The limit cycle oscillation of divergent instability control based on classical flutter of blade section

Abstract

Numerical simulation of a novel fuzzy control and back propagation neural network (BPNN) control for divergent instability based on classical flutter of 5-DOF wind turbine blade section driven by pitch adjustment has been investigated. The work is dedicated to solving destructive flap/lag/twist divergent instability from classical flutter, which might occur during the gust wind action, and might cause fracture failure of the blade itself and tower body. In order to investigate the optimal control method, the parameters of blade section are specially designed so as to simulate the actual situation, which lead to absolutely divergent motions (ADM) under gust wind load. The control of ADM often leads to limit cycle oscillation (LCO), the larger amplitude of which is likely to cause fracture failure of tower body.

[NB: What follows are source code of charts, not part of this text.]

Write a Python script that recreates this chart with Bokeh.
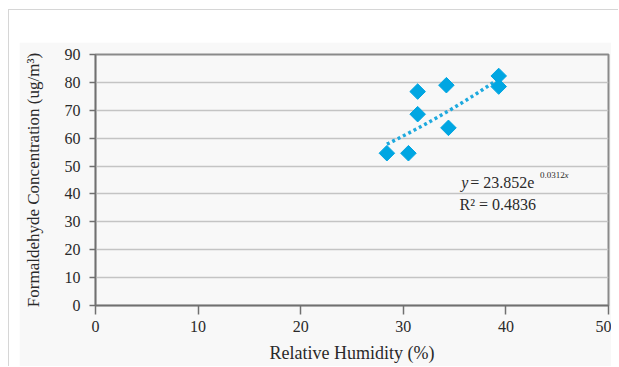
import numpy as np
from bokeh.plotting import figure
from bokeh.models import ColumnDataSource, Label, SingleIntervalTicker
from bokeh.layouts import column
from bokeh.embed import file_html
from bokeh.resources import INLINE

# ---- data ----
humidity = [28.4, 30.5, 31.4, 31.4, 34.2, 34.4, 39.3, 39.3]
formaldehyde = [54.6, 54.6, 76.7, 68.6, 79.0, 63.7, 82.3, 78.5]
fit_a = 23.852
fit_b = 0.0312
r_squared = 0.4836

FONT = "Liberation Serif"
BLUE = "#00a6e2"
PANEL = "#f8f8f8"

p = figure(width=592, height=324, x_range=(0, 50), y_range=(0, 90),
           output_backend="svg", toolbar_location=None,
           min_border_left=76, min_border_right=3, min_border_top=12, min_border_bottom=61,
           border_fill_color=PANEL, background_fill_color=PANEL,
           outline_line_color="#8a8a8a", outline_line_width=2)

# trendline (Excel exponential fit shown on chart)
tx = np.linspace(min(humidity), max(humidity), 60)
ty = fit_a * np.exp(fit_b * tx)
p.line(tx, ty, line_color="#1ea9de", line_width=3.5, line_dash="3 3")

src = ColumnDataSource(dict(x=humidity, y=formaldehyde))
p.scatter("x", "y", source=src, marker="square", size=11, angle=np.pi / 4,
          fill_color=BLUE, line_color=BLUE)

# axes
p.xaxis.ticker = SingleIntervalTicker(interval=10)
p.yaxis.ticker = SingleIntervalTicker(interval=10)
p.xaxis.minor_tick_line_color = None
p.yaxis.minor_tick_line_color = None
for ax in (p.xaxis[0], p.yaxis[0]):
    ax.axis_line_color = "#707070"
    ax.axis_line_width = 1.5
    ax.major_tick_line_color = "#707070"
    ax.major_tick_line_width = 1.5
    ax.major_tick_in = 0
    ax.major_label_text_font = FONT
    ax.major_label_text_font_size = "16px"
    ax.major_label_text_color = "#2a2a2a"
    ax.axis_label_text_font = FONT
    ax.axis_label_text_font_style = "normal"
    ax.axis_label_text_color = "#2a2a2a"

p.xaxis.axis_label_text_font_size = "18px"
p.yaxis.axis_label_text_font_size = "17px"

p.xaxis.major_tick_out = 9
p.xaxis.major_label_standoff = 6
p.xaxis.axis_label = "Relative Humidity (%)"
p.xaxis.axis_label_standoff = 8

p.yaxis.major_tick_out = 6
p.yaxis.major_label_standoff = 9
p.yaxis.axis_label = "Formaldehyde Concentration (ug/m\u00b3)"
p.yaxis.axis_label_standoff = 19

p.xgrid.grid_line_color = None
p.ygrid.grid_line_color = "#c4c4c4"
p.ygrid.grid_line_width = 1.5

# equation annotation
common = dict(text_font=FONT, text_color="#2a2a2a", text_baseline="middle", text_align="left")
p.add_layout(Label(x=35.64, y=44.1, text="y", text_font_size="16px",
                   text_font_style="italic", **common))
p.add_layout(Label(x=36.52, y=44.1, text="= 23.852e", text_font_size="16px", **common))
p.add_layout(Label(x=43.33, y=46.8, text=f"{fit_b}", text_font_size="9px", **common))
p.add_layout(Label(x=45.7, y=46.8, text="x", text_font_size="9px",
                   text_font_style="italic", **common))
p.add_layout(Label(x=35.48, y=36.3, text=f"R\u00b2 = {r_squared}", text_font_size="16px", **common))

p.margin = (32, 0, 0, 10)
page = column(p, width=610, margin=(9, 0, 0, 8),
              styles={"border-top": "1.5px solid #d6d6d6",
                      "border-left": "1.5px solid #d6d6d6"})

open("out.html", "w").write(file_html(page, INLINE))
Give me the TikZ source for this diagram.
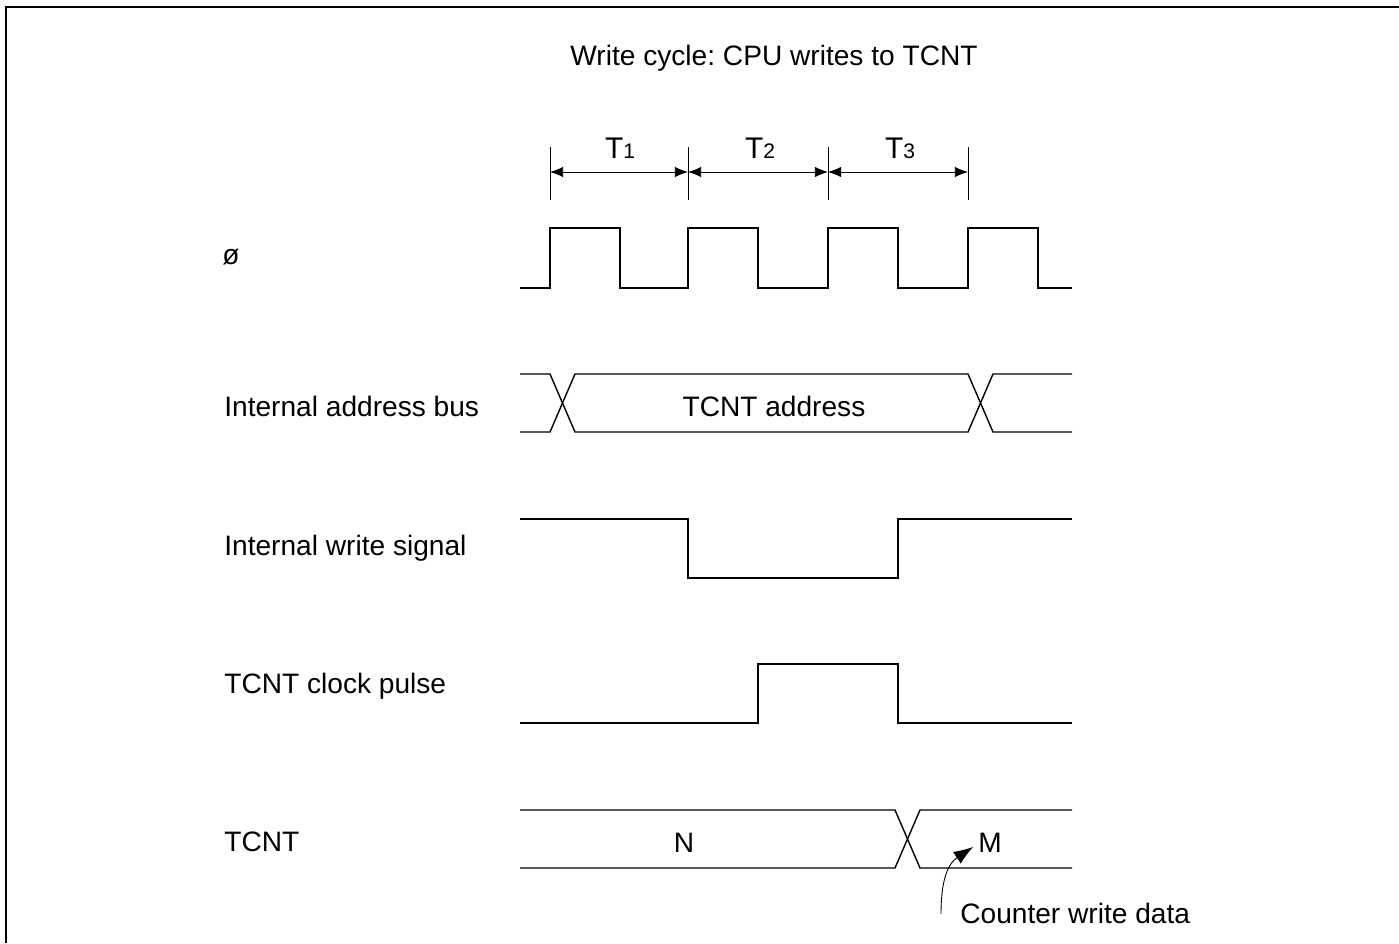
\documentclass[tikz,border=0pt]{standalone}
\usepackage{fontspec}
\setmainfont{Liberation Sans}
\usetikzlibrary{arrows.meta}
\frenchspacing

\begin{document}
\begin{tikzpicture}[x=0.02cm, y=-0.02cm,
    sig/.style={line width=0.8pt, line join=miter},
    lbl/.style={font=\fontsize{16}{19}\selectfont, inner sep=0pt},
    signame/.style={lbl, anchor=west},
    dim/.style={line width=0.5pt, {Latex[length=7.5pt,width=6pt]}-{Latex[length=7.5pt,width=6pt]}},
]
\useasboundingbox (0,0) rectangle (1399,943);
\draw[line width=1.3pt] (6,943) -- (6,7) -- (1399,7);

\node[lbl] (title) at (774,58) {Write cycle: CPU writes to TCNT};

% Cycle states
\coordinate (t0) at (550,172);
\coordinate (t1) at (688,172);
\coordinate (t2) at (828,172);
\coordinate (t3) at (968,172);
\foreach \c in {t0,t1,t2,t3}
  \draw[line width=0.5pt] ([yshift=14]\c) -- ([yshift=-16]\c);
\draw[dim] (t0) -- (t1);
\draw[dim] (t1) -- (t2);
\draw[dim] (t2) -- (t3);
\node[lbl, font=\fontsize{17}{20}\selectfont] (T1) at (620,148) {T{\fontsize{12}{14}\selectfont 1}};
\node[lbl, font=\fontsize{17}{20}\selectfont] (T2) at (760,148) {T{\fontsize{12}{14}\selectfont 2}};
\node[lbl, font=\fontsize{17}{20}\selectfont] (T3) at (900,148) {T{\fontsize{12}{14}\selectfont 3}};

% Signal names
\node[signame] (phi) at (222,257) {ø};
\node[signame] (addr) at (224,406) {Internal address bus};
\node[signame] (wr) at (224,548) {Internal write signal};
\node[signame] (clk) at (224,686) {TCNT clock pulse};
\node[signame] (cnt) at (224,842) {TCNT};

% Clock
\draw[sig] (520,288) -- (550,288) -- (550,228) -- (620,228) -- (620,288)
  -- (688,288) -- (688,228) -- (758,228) -- (758,288)
  -- (828,288) -- (828,228) -- (898,228) -- (898,288)
  -- (968,288) -- (968,228) -- (1038,228) -- (1038,288) -- (1072,288);

% Address bus
\draw[sig] (520,374) -- (550,374) -- (575,432) -- (968,432) -- (993,374) -- (1072,374);
\draw[sig] (520,432) -- (550,432) -- (575,374) -- (968,374) -- (993,432) -- (1072,432);
\node[lbl] (addrval) at (774,406) {TCNT address};

% Write signal
\draw[sig] (520,519) -- (688,519) -- (688,578) -- (898,578) -- (898,519) -- (1072,519);

% Counter clock
\draw[sig] (520,723) -- (758,723) -- (758,664) -- (898,664) -- (898,723) -- (1072,723);

% Counter value
\draw[sig] (520,810) -- (895,810) -- (920,868) -- (1072,868);
\draw[sig] (520,868) -- (895,868) -- (920,810) -- (1072,810);
\node[lbl] (valN) at (684,843) {N};
\node[lbl] (valM) at (990,843) {M};

\node[signame] (note) at (960,913) {Counter write data};
\coordinate (nt) at (941,914);
\coordinate (mt) at (973,847);
\draw[line width=0.5pt, -{Latex[length=11pt,width=8pt]}] (nt) .. controls (941,885) and (946,865) .. (mt);
\end{tikzpicture}
\end{document}
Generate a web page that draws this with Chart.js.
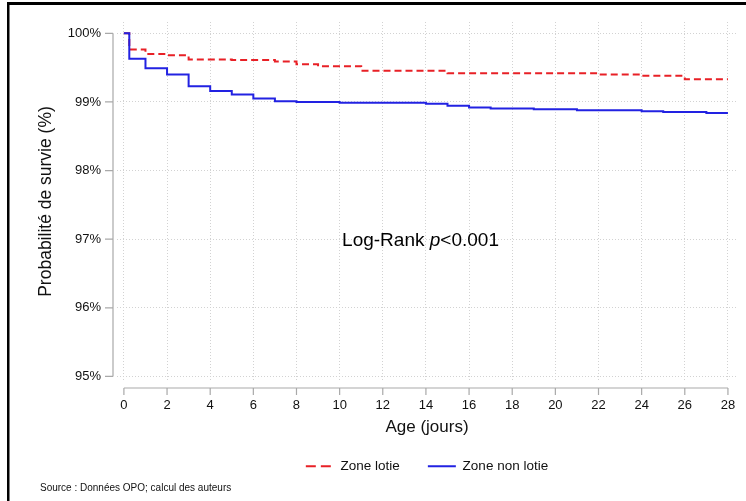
<!DOCTYPE html>
<html>
<head>
<meta charset="utf-8">
<script src="https://cdn.jsdelivr.net/npm/chart.js@4.4.1/dist/chart.umd.min.js"></script>
<style>
  html, body { margin: 0; padding: 0; background: #fff; }
</style>
</head>
<body>
<canvas id="km" width="746" height="501"></canvas>
<script>
const seriesNames = ['Zone lotie', 'Zone non lotie'];
const joursLotie = [0, 0.25, 1, 2, 3, 5, 7, 8, 9, 11, 15, 22, 24, 26, 28];
const survieLotie = [100, 99.765, 99.70, 99.68, 99.62, 99.61, 99.59, 99.55, 99.52, 99.455, 99.42, 99.40, 99.38, 99.33, 99.33];
const joursNonLotie = [0, 0.25, 1, 2, 3, 4, 5, 6, 7, 8, 10, 14, 15, 16, 17, 19, 21, 24, 25, 27, 28];
const survieNonLotie = [100, 99.63, 99.49, 99.40, 99.23, 99.16, 99.11, 99.05, 99.01, 99.00, 98.99, 98.975, 98.945, 98.92, 98.905, 98.895, 98.88, 98.865, 98.855, 98.84, 98.84];
const xTicks = [0, 2, 4, 6, 8, 10, 12, 14, 16, 18, 20, 22, 24, 26, 28];
const yTicks = [95, 96, 97, 98, 99, 100];

const FONT = '"Liberation Sans", Arial, sans-serif';

function toPoints(xs, ys) {
    return xs.map((v, i) => ({ x: v, y: ys[i] }));
}

// cadre, axes décalés façon Stata, annotation et source
const decor = {
    id: 'decor',
    beforeDraw(chart) {
        const ctx = chart.ctx;
        ctx.save();
        ctx.fillStyle = '#fff';
        ctx.fillRect(0, 0, chart.width, chart.height);
        ctx.fillStyle = '#000';
        ctx.fillRect(7, 2, chart.width - 7, 3);
        ctx.fillRect(7, 2, 2.5, chart.height);
        ctx.restore();
    },
    afterDraw(chart) {
        const { ctx, chartArea } = chart;
        const x = chart.scales.x;
        const y = chart.scales.y;
        ctx.save();
        ctx.strokeStyle = '#a9a9a9';
        ctx.lineWidth = 1.2;

        // axe vertical
        const ax = chartArea.left - 4;
        ctx.beginPath();
        ctx.moveTo(ax, y.getPixelForValue(yTicks[yTicks.length - 1]));
        ctx.lineTo(ax, y.getPixelForValue(yTicks[0]));
        yTicks.forEach(v => {
            const py = y.getPixelForValue(v);
            ctx.moveTo(ax - 8, py);
            ctx.lineTo(ax, py);
        });
        ctx.stroke();

        // axe horizontal
        const ay = chartArea.bottom + 7;
        ctx.beginPath();
        ctx.moveTo(x.getPixelForValue(xTicks[0]), ay);
        ctx.lineTo(x.getPixelForValue(xTicks[xTicks.length - 1]), ay);
        xTicks.forEach(v => {
            const px = x.getPixelForValue(v);
            ctx.moveTo(px, ay);
            ctx.lineTo(px, ay + 7);
        });
        ctx.stroke();

        // Log-Rank p<0.001
        const cx = x.getPixelForValue(13.75);
        const cy = y.getPixelForValue(96.98);
        ctx.fillStyle = '#000';
        ctx.textBaseline = 'middle';
        const parts = [
            ['Log-Rank ', 'normal 19px ' + FONT],
            ['p', 'italic 19px ' + FONT],
            ['<0.001', 'normal 19px ' + FONT]
        ];
        let total = 0;
        parts.forEach(p => { ctx.font = p[1]; total += ctx.measureText(p[0]).width; });
        let tx = cx - total / 2;
        ctx.textAlign = 'left';
        parts.forEach(p => {
            ctx.font = p[1];
            ctx.fillText(p[0], tx, cy);
            tx += ctx.measureText(p[0]).width;
        });

        // source
        ctx.font = '10px ' + FONT;
        ctx.fillStyle = '#111';
        ctx.fillText('Source : Données OPO; calcul des auteurs', 40, 488);
        ctx.restore();
    }
};

const ctx = document.getElementById('km').getContext('2d');
new Chart(ctx, {
    type: 'line',
    data: {
        datasets: [{
            label: seriesNames[0],
            data: toPoints(joursLotie, survieLotie),
            borderColor: 'rgb(232, 32, 38)',
            backgroundColor: 'rgb(232, 32, 38)',
            borderWidth: 2,
            borderDash: [7, 4],
            stepped: true,
            pointRadius: 0,
            fill: false,
            order: 1
        }, {
            label: seriesNames[1],
            data: toPoints(joursNonLotie, survieNonLotie),
            borderColor: 'rgb(34, 34, 226)',
            backgroundColor: 'rgb(34, 34, 226)',
            borderWidth: 2,
            stepped: true,
            pointRadius: 0,
            fill: false,
            order: 0
        }]
    },
    options: {
        responsive: false,
        animation: false,
        layout: {
            padding: { top: 22, right: 9, bottom: 18, left: 0 }
        },
        plugins: {
            legend: {
                position: 'bottom',
                fullSize: false,
                labels: {
                    usePointStyle: true,
                    pointStyle: 'line',
                    pointStyleWidth: 28,
                    padding: 28,
                    color: '#111',
                    font: { family: FONT, size: 13.5 },
                    sort: (a, b) => a.datasetIndex - b.datasetIndex,
                    generateLabels: chart => {
                        const items = Chart.defaults.plugins.legend.labels.generateLabels(chart);
                        items.forEach(it => {
                            const ds = chart.data.datasets[it.datasetIndex];
                            it.lineDash = ds.borderDash ? [10, 5] : [];
                            it.lineWidth = 2;
                        });
                        return items;
                    }
                }
            },
            tooltip: { enabled: false }
        },
        scales: {
            x: {
                type: 'linear',
                min: -0.32,
                max: 28.42,
                afterBuildTicks: axis => { axis.ticks = xTicks.map(v => ({ value: v })); },
                afterFit: axis => {
                    axis.height = 50.5;
                    axis.paddingLeft = 0;
                    axis.paddingRight = 0;
                },
                grid: { color: '#d2d2d2', lineWidth: 1, drawTicks: false },
                border: { display: false, dash: [1, 2] },
                ticks: {
                    padding: 17,
                    maxRotation: 0,
                    autoSkip: false,
                    color: '#111',
                    font: { family: FONT, size: 13 }
                },
                title: {
                    display: true,
                    text: 'Age (jours)',
                    color: '#111',
                    font: { family: FONT, size: 17 },
                    padding: { top: 0, bottom: -5.7 }
                }
            },
            y: {
                min: 94.934,
                max: 100.165,
                afterBuildTicks: axis => { axis.ticks = yTicks.map(v => ({ value: v })); },
                afterFit: axis => {
                    axis.width = 117;
                    axis.paddingTop = 0;
                    axis.paddingBottom = 0;
                },
                grid: { color: '#d2d2d2', lineWidth: 1, drawTicks: false },
                border: { display: false, dash: [1, 2] },
                ticks: {
                    padding: 16,
                    color: '#111',
                    font: { family: FONT, size: 13 },
                    callback: v => v + '%'
                },
                title: {
                    display: true,
                    text: 'Probabilité de survie (%)',
                    color: '#111',
                    font: { family: FONT, size: 17.5 },
                    padding: { top: 36, bottom: 0 }
                }
            }
        }
    },
    plugins: [decor]
});
</script>
</body>
</html>
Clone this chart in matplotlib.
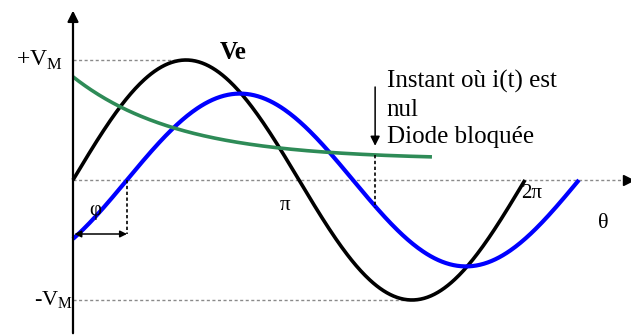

A novel fuzzy control method with adjustable quantization gain and BPNN control strategy are investigated in order to effectively eliminate LCO (leading to direct convergence of the system) or reduce the amplitude of LCO. The obvious effects of fuzzy control and BPNN control are illustrated by numerical comparisons of vibration suppression from nonlinear time response, amplitude of LCO and frequency spectrum analysis. An experimental platform is built based on hardware-in-the-loop simulation by way of PLC-OPC technology in order to test the real-time performance of the control algorithm. The feasibility of the control algorithm is demonstrated by the experimental results displayed by touch-screen hardware.